**EXERCISE PROMPT**: Only the lines from the start of the data to the line containing "(title) at (291,62)", both included, should be output, exactly and without pictures.

>>

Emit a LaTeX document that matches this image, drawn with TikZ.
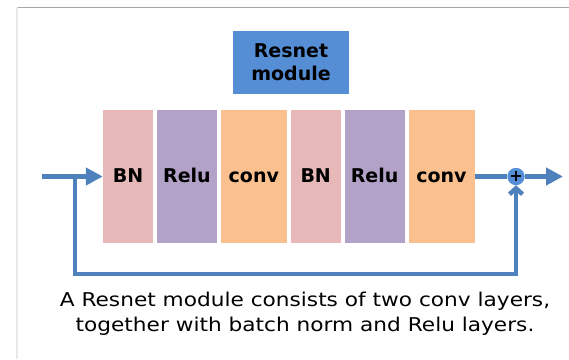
\documentclass[tikz,border=0pt]{standalone}
\usepackage{fontspec}
\setmainfont{DejaVu Sans}
\newfontfamily\captionfont[FakeStretch=1.14]{DejaVu Sans}
\usepackage{xcolor}
\usetikzlibrary{positioning,arrows.meta,calc}
\definecolor{bnpink}{HTML}{E6B9B8}
\definecolor{relupurple}{HTML}{B3A2C7}
\definecolor{convorange}{HTML}{FAC090}
\definecolor{titleblue}{HTML}{558ED5}
\definecolor{flowblue}{HTML}{4F81BD}

\begin{document}
\begin{tikzpicture}[
    x=1pt, y=-1pt,
    layer/.style={inner sep=0pt, minimum height=133pt, text height=14pt, text depth=2pt,
                  font=\fontsize{19}{22}\selectfont\bfseries},
    flow/.style={draw=flowblue, line width=4.5pt},
    node distance=3.5pt,
  ]
    \useasboundingbox (0,0) rectangle (569,359);
    % frame edges
    \draw[gray!70, line width=1pt] (17,7) -- (569,7);
    \draw[gray!18, line width=2pt] (16.5,7) -- (16.5,359);

    \node[fill=titleblue, minimum width=116pt, minimum height=63pt, inner sep=0pt, align=center,
          font=\fontsize{19}{23}\selectfont\bfseries] (title) at (291,62) {Resnet\\module};

    \node[layer, fill=bnpink, minimum width=50pt] (bn1) at (128,176.5) {BN};
    \node[layer, fill=relupurple, minimum width=60pt, right=of bn1] (relu1) {Relu};
    \node[layer, fill=convorange, minimum width=66pt, right=of relu1] (conv1) {conv};
    \node[layer, fill=bnpink, minimum width=50pt, right=of conv1] (bn2) {BN};
    \node[layer, fill=relupurple, minimum width=60pt, right=of bn2] (relu2) {Relu};
    \node[layer, fill=convorange, minimum width=66pt, right=of relu2] (conv2) {conv};

    \coordinate (in) at (42,176.5);
    \coordinate (split) at (75,176.5);
    \coordinate (loop) at (75,274);
    \coordinate (out) at (563,176.5);
    \node[circle, fill=titleblue, inner sep=0pt, minimum size=17pt] (sum) at (516,176.5) {};

    \draw[flow, -{Triangle[length=17pt, width=17pt]}] (in) -- (bn1.west);
    \draw[flow] (conv2.east) -- (sum.west);
    \draw[flow, -{Triangle[length=17pt, width=17pt]}] (sum.east) -- (out);
    % skip connection
    \draw[flow, -{Straight Barb[length=6pt, width=13pt]}] (split) -- (loop) -| (sum.south);
    \node[circle, fill=titleblue, inner sep=0pt, minimum size=17pt, font=\fontsize{16}{16}\selectfont\bfseries] at (sum) {+};

    \node[align=center, font=\captionfont\fontsize{19}{25}\selectfont] (caption) at (305,314)
      {A Resnet module consists of two conv layers,\\together with batch norm and Relu layers.};
  \end{tikzpicture}
\end{document}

<<

**WORKED SOLUTION**:
Emit a LaTeX document that matches this image, drawn with TikZ.
\documentclass[tikz,border=0pt]{standalone}
\usepackage{fontspec}
\setmainfont{DejaVu Sans}
\newfontfamily\captionfont[FakeStretch=1.14]{DejaVu Sans}
\usepackage{xcolor}
\usetikzlibrary{positioning,arrows.meta,calc}
\definecolor{bnpink}{HTML}{E6B9B8}
\definecolor{relupurple}{HTML}{B3A2C7}
\definecolor{convorange}{HTML}{FAC090}
\definecolor{titleblue}{HTML}{558ED5}
\definecolor{flowblue}{HTML}{4F81BD}

\begin{document}
\begin{tikzpicture}[
    x=1pt, y=-1pt,
    layer/.style={inner sep=0pt, minimum height=133pt, text height=14pt, text depth=2pt,
                  font=\fontsize{19}{22}\selectfont\bfseries},
    flow/.style={draw=flowblue, line width=4.5pt},
    node distance=3.5pt,
  ]
    \useasboundingbox (0,0) rectangle (569,359);
    % frame edges
    \draw[gray!70, line width=1pt] (17,7) -- (569,7);
    \draw[gray!18, line width=2pt] (16.5,7) -- (16.5,359);

    \node[fill=titleblue, minimum width=116pt, minimum height=63pt, inner sep=0pt, align=center,
          font=\fontsize{19}{23}\selectfont\bfseries] (title) at (291,62) {Resnet\\module};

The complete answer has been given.